Buddy DeSylva (1895-1950), a Hollywood musical film producer and songwriter between the wars, owned Van Gogh’s painting Chestnut Trees in Flower: Pink and White Blossoms (May 1890, now in a private collection), which he had acquired in the late 1940s. An amateur artist, DeSylva painted his own copy to hang in his home while it was temporarily on loan to a New York exhibition. He also purchased two drawings: The Postman Joseph Roulin (August 1888) and The Anglois Bridge (July 1888), both of which he donated to the Los Angeles County Museum in 1949.

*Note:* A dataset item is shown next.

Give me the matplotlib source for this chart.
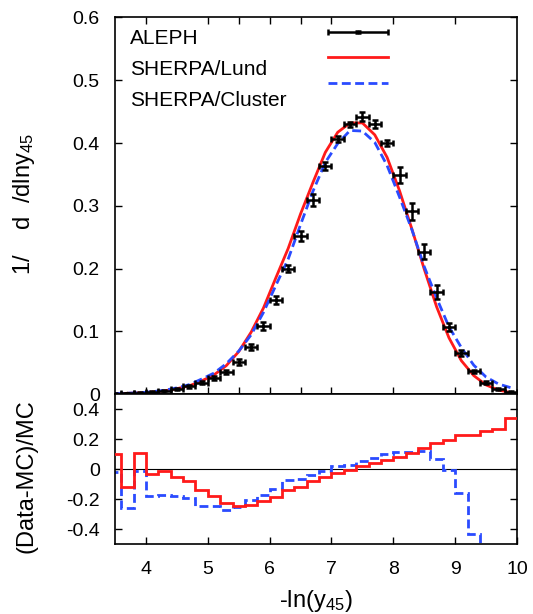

And bringing the story up to date, Hollywood is not now the closely defined global film centre that it once was. But we can add that the singer and performer Barbra Streisand (1942-), a serious collector who lives in Malibu (25 miles from Hollywood, bought Peasant Woman with Child on her Lap (1885) in 2020, paying $4.5m at Christie’s. Its earlier owners included soft-porn purveyor Bob Guccione, the rival to Los Angeles-based Hugh Hefner who founded Playboy. Both Guccione and Hefner may have considered themselves as entertainers, although certainly not in the traditional Hollywood mode.